CARNAVAL: a festa dos sonhos
Atualizado: 9 de mar. de 2020
29 de FEVEREIRO de 2020
Clarice Lispector
“Houve um carnaval diferente dos outros. Tão milagroso que eu não conseguia acreditar que tanto me fosse dado”.
Sim! Houve um carnaval diferente dos outros. Não um carnaval pintado por uma elite, moralista e conservadora, que se resume em folia e pecado, mas um carnaval de sonhos cujo encanto está em estender a corda do simbólico sobre o abismo do real que perturba e faz sofrer. O inesquecível bispo de Olinda, Dom Helder Câmara, dizia: Há pecados no carnaval, como há pecados na quaresma. Há excessos cometidos por foliões, assim como há o farisaísmo dos que se julgam santos, melhores que os outros, por não brincarem o carnaval.
Carnaval é tempo de festa! A Marquês do Sapucaí representa a alegria de todas as pessoas que por este Brasil se encantam com a chamada “festa da carne”. Só um espírito bom pode valorizar o corpo e sua vontade de dançar. Nietzsche se dizia ateu. Não podia acreditar num deus que não dança.
Este ano, além de sorrisos desprovidos de medo, vi olhares reflexivos e esperançosos. Eu diria, para aqueles que se retiraram em oração pelos pecadores, que algumas avenidas foram verdadeiros templos: mostraram a carne de Jesus: marginalizada, vítima de preconceitos, desempregada e vulnerável. Um jesus que clama por igualdade e justiça social.

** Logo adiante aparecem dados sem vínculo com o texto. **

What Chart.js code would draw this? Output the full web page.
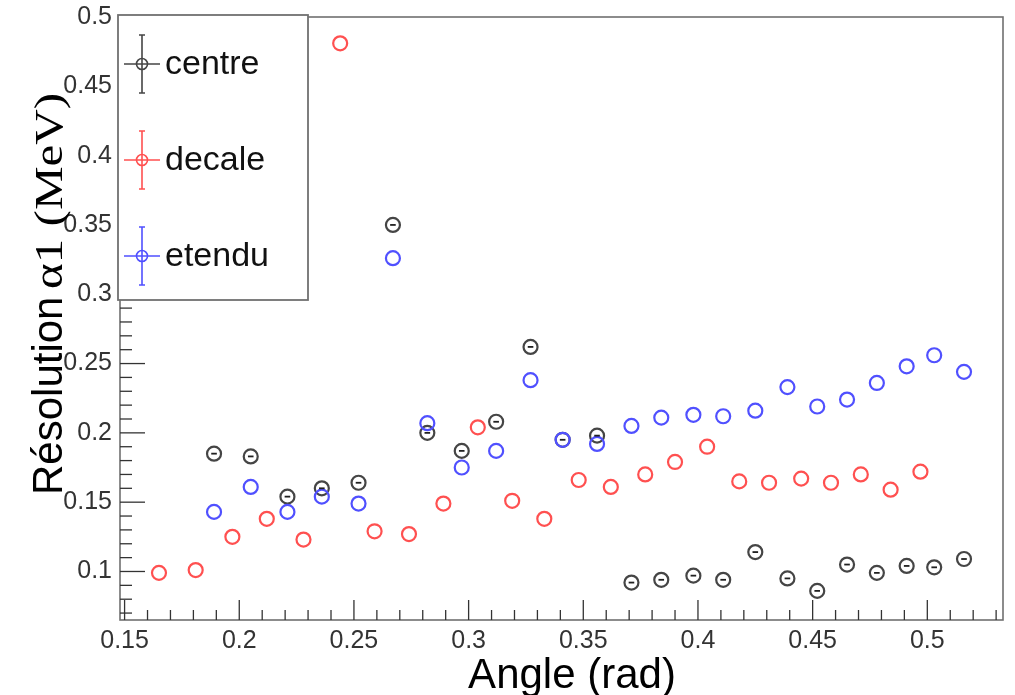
<!DOCTYPE html>
<html>
<head>
<meta charset="utf-8">
<script src="https://cdn.jsdelivr.net/npm/chart.js@4/dist/chart.umd.min.js"></script>
<style>
  html, body { margin: 0; padding: 0; background: #fff; }
  #wrap { width: 1015px; height: 695px; }
</style>
</head>
<body>
<div id="wrap"><canvas id="resChart" width="1015" height="695"></canvas></div>
<script>
// Data
const angleCentre = [0.189, 0.205, 0.221, 0.236, 0.252, 0.267, 0.282, 0.297, 0.312, 0.327, 0.341, 0.356,
                     0.371, 0.384, 0.398, 0.411, 0.425, 0.439, 0.452, 0.465, 0.478, 0.491, 0.503, 0.516];
const resCentre = [0.185, 0.183, 0.154, 0.160, 0.164, 0.350, 0.200, 0.187, 0.208, 0.262, 0.195, 0.198,
                   0.092, 0.094, 0.097, 0.094, 0.114, 0.095, 0.086, 0.105, 0.099, 0.104, 0.103, 0.109];

const angleDecale = [0.165, 0.181, 0.197, 0.212, 0.228, 0.244, 0.259, 0.274, 0.289, 0.304, 0.319, 0.333,
                     0.348, 0.362, 0.377, 0.390, 0.404, 0.418, 0.431, 0.445, 0.458, 0.471, 0.484, 0.497];
const resDecale = [0.099, 0.101, 0.125, 0.138, 0.123, 0.481, 0.129, 0.127, 0.149, 0.204, 0.151, 0.138,
                   0.166, 0.161, 0.170, 0.179, 0.190, 0.165, 0.164, 0.167, 0.164, 0.170, 0.159, 0.172];

const angleEtendu = angleCentre;
const resEtendu = [0.143, 0.161, 0.143, 0.154, 0.149, 0.326, 0.207, 0.175, 0.187, 0.238, 0.195, 0.192,
                   0.205, 0.211, 0.213, 0.212, 0.216, 0.233, 0.219, 0.224, 0.236, 0.248, 0.256, 0.244];

const seriesNames = ["centre", "decale", "etendu"];
const seriesColors = ["#454545", "#ff5050", "#5050ff"];

const xTicks = [0.15, 0.2, 0.25, 0.3, 0.35, 0.4, 0.45, 0.5];
const yTicks = [0.1, 0.15, 0.2, 0.25, 0.3, 0.35, 0.4, 0.45, 0.5];

function toPoints(xs, ys) {
  return xs.map((x, i) => ({ x: x, y: ys[i] }));
}

// ROOT-like frame, inward ticks, titles
const rootFrame = {
  id: "rootFrame",
  afterDatasetsDraw(chart) {
    const ctx = chart.ctx;
    const a = chart.chartArea;
    const xs = chart.scales.x, ys = chart.scales.y;

    // dash inside centre markers
    const meta = chart.getDatasetMeta(0);
    ctx.save();
    ctx.strokeStyle = "#202020";
    ctx.lineWidth = 1.8;
    meta.data.forEach(p => {
      ctx.beginPath();
      ctx.moveTo(p.x - 2.8, p.y);
      ctx.lineTo(p.x + 2.8, p.y);
      ctx.stroke();
    });
    ctx.restore();

    ctx.save();
    // frame
    ctx.strokeStyle = "#707070";
    ctx.lineWidth = 1.6;
    ctx.strokeRect(a.left, a.top, a.right - a.left, a.bottom - a.top);

    // ticks
    ctx.strokeStyle = "#333";
    ctx.lineWidth = 1.3;
    for (let i = 15; i <= 53; i++) {
      const px = xs.getPixelForValue(i / 100);
      const len = i % 5 === 0 ? 20 : 10;
      ctx.beginPath();
      ctx.moveTo(px, a.bottom);
      ctx.lineTo(px, a.bottom - len);
      ctx.stroke();
    }
    for (let i = 7; i <= 50; i++) {
      const py = ys.getPixelForValue(i / 100);
      const len = i % 5 === 0 ? 25 : 12;
      ctx.beginPath();
      ctx.moveTo(a.left, py);
      ctx.lineTo(a.left + len, py);
      ctx.stroke();
    }

    // axis titles
    ctx.fillStyle = "#000";
    ctx.textBaseline = "alphabetic";
    ctx.textAlign = "center";
    ctx.font = "42px 'Liberation Sans', Arial, sans-serif";
    ctx.fillText("Angle (rad)", 572, 688);

    ctx.translate(62, 495);
    ctx.rotate(-Math.PI / 2);
    ctx.textAlign = "left";
    ctx.font = "42px 'Liberation Sans', Arial, sans-serif";
    ctx.fillText("Résolution", 0, 0);
    const w1 = ctx.measureText("Résolution ").width;
    ctx.font = "41px 'Liberation Serif', 'Times New Roman', serif";
    const w2 = ctx.measureText("α1 (MeV)").width;
    ctx.translate(w1 - 4, 0);
    ctx.scale(196 / w2, 1);
    ctx.fillText("α1 (MeV)", 0, 0);
    ctx.restore();
  },
  afterDraw(chart) {
    const ctx = chart.ctx;
    const bx = 118, by = 15, bw = 190, bh = 285;
    ctx.save();
    ctx.fillStyle = "#fff";
    ctx.fillRect(bx, by, bw, bh);
    ctx.strokeStyle = "#707070";
    ctx.lineWidth = 1.8;
    ctx.strokeRect(bx, by, bw, bh);

    const rowY = [64, 160, 256];
    chart.data.datasets.forEach((ds, i) => {
      const cy = rowY[i];
      const cx = 142;
      ctx.strokeStyle = ds.borderColor;
      ctx.lineWidth = 1.6;
      ctx.beginPath();
      ctx.moveTo(cx, cy - 29); ctx.lineTo(cx, cy + 29);
      ctx.moveTo(cx - 3, cy - 29); ctx.lineTo(cx + 3, cy - 29);
      ctx.moveTo(cx - 3, cy + 29); ctx.lineTo(cx + 3, cy + 29);
      ctx.moveTo(124, cy); ctx.lineTo(160, cy);
      ctx.stroke();
      ctx.beginPath();
      ctx.arc(cx, cy, 5.5, 0, Math.PI * 2);
      ctx.stroke();

      ctx.fillStyle = "#111";
      ctx.font = "34px 'Liberation Sans', Arial, sans-serif";
      ctx.textAlign = "left";
      ctx.textBaseline = "middle";
      ctx.fillText(ds.label, 165, cy + 1);
    });
    ctx.restore();
  }
};

const datasets = [
  { data: toPoints(angleCentre, resCentre) },
  { data: toPoints(angleDecale, resDecale) },
  { data: toPoints(angleEtendu, resEtendu) }
].map((d, i) => ({
  label: seriesNames[i],
  data: d.data,
  borderColor: seriesColors[i],
  backgroundColor: "rgba(0,0,0,0)",
  pointStyle: "circle",
  pointRadius: 7,
  pointBorderWidth: 2.2,
  pointHoverRadius: 7,
  showLine: false,
  order: 3 - i
}));

new Chart(document.getElementById("resChart"), {
  type: "scatter",
  data: { datasets: datasets },
  options: {
    responsive: false,
    animation: false,
    layout: { padding: { top: 17, right: 12, left: 0, bottom: 0 } },
    plugins: {
      legend: { display: false },
      tooltip: { enabled: false }
    },
    scales: {
      x: {
        type: "linear",
        min: 0.148,
        max: 0.533,
        afterBuildTicks: s => { s.ticks = xTicks.map(v => ({ value: v })); },
        afterFit: s => { s.height = 75; s.paddingLeft = 0; s.paddingRight = 0; },
        grid: { display: false, drawTicks: false },
        border: { display: false },
        ticks: {
          padding: 6,
          color: "#333",
          font: { family: "'Liberation Sans', Arial, sans-serif", size: 25 },
          maxRotation: 0,
          callback: v => String(+v.toFixed(2))
        }
      },
      y: {
        type: "linear",
        min: 0.065,
        max: 0.5,
        afterBuildTicks: s => { s.ticks = yTicks.map(v => ({ value: v })); },
        afterFit: s => { s.width = 120; s.paddingTop = 0; s.paddingBottom = 0; },
        grid: { display: false, drawTicks: false },
        border: { display: false },
        ticks: {
          padding: 8,
          color: "#333",
          font: { family: "'Liberation Sans', Arial, sans-serif", size: 25 },
          callback: v => String(+v.toFixed(2))
        }
      }
    }
  },
  plugins: [rootFrame]
});
</script>
</body>
</html>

Houve um carnaval diferente dos outros e que, como Rubem Alves, nos fez pensar:
“A política, dentre todas as vocações, é a mais nobre e, dentre todas as profissões, é a mais vil”.
A beleza do enredo e das alegorias se aliou ao sentimento de que “a verdade nos faz livre”. Estética e ética deram-se as mãos. Excelentes aulas de história, política e religião. A Estação Primeira de Mangueira emocionou ao questionar as representações e uso da imagem de Cristo em favor do poder. Verdadeira aula de espiritualidade. A São Clemente abafou com o seu humor crítico à política atual do governo e a Vila Isabel emplacou denunciando a falta de cuidado com a natureza, os animais e os nativos. Outras escolas desmascararam o machismo, racismo e outras formas de preconceitos. Em São Paulo e Rio de Janeiro, a maioria das escolas abordaram temas que nos remetem ao comprometimento político e consciente face à tristeza e ao caos que atualmente a realidade nos apresenta. Nos motivaram a pensar uma nova sociedade onde é preciso por “um pouco de sonho na realidade dura da vida”, como bem dizia dom Helder.
Em São Paulo a escola Águia de Ouro foi esplêndida homenageando Paulo Freire, patrono da educação brasileira. Num momento em que o nosso “governo” ignora o saber, persegue professores e desmonta a educação gratuita e libertadora, a escola grita: “Viva Paulo Freire!” Pois é, aquele que o Jair chamou de “energúmeno” sem conhecer a sua maravilhosa obra: “Pedagogia do oprimido”. O apelo da escola faz pensar: educar para a consciência e não para o analfabetismo político e funcional. Emocionou com o refrão da música de Geraldo Vandré, perseguido e torturado pela Ditadura: “Quem sabe faz a hora, não espera acontecer”.
No Rio de Janeiro, no Sambódromo, a escola Unidos do Viradouro apresentou a história, a cultura dos cantos, as danças e a religiosidade das lavadeiras baianas na figura de Maria de Xingó. Uma reação ao machismo e ao racismo incentivado e cultivado por cultura da morte que desqualifica a mulher e ironiza a negritude. Revela a voz de muitas mulheres brasileiras que se sacrificam para o sustento de sua família: “Ó mãe, ensaboa mãe, ensaboa, pra depois quarar”.
Houve um carnaval diferente dos outros com reflexão e reação. Fomos surpreendidos com a notícia da convocação do governo Bolsonaro às ruas para o dia 15 de março. Devido às críticas e à baixa popularidade, ele pede aos bolsonaristas que saiam às ruas a seu favor, contra as oposições e o Congresso Nacional. Por que esta data? Lembra não só a manifestação popular pelo Impeachment de Dilma, mas também o dia da posse dos presidentes militares. O hóspede do planalto tem se revelado devoto do autoritarismo e da Ditadura Militar.
O carnaval pode ter pecados, mas não é pecado! Ele combina com política, trabalho, prazer, conhecimento, comércio, saber e religião. Nas palavras, atribuídas a Gandhi, pecado é uma “política sem princípios, riqueza sem trabalho, prazer sem consciência, conhecimento sem caráter, comércio sem moralidade, ciência sem humanidade e culto sem sacrifício”.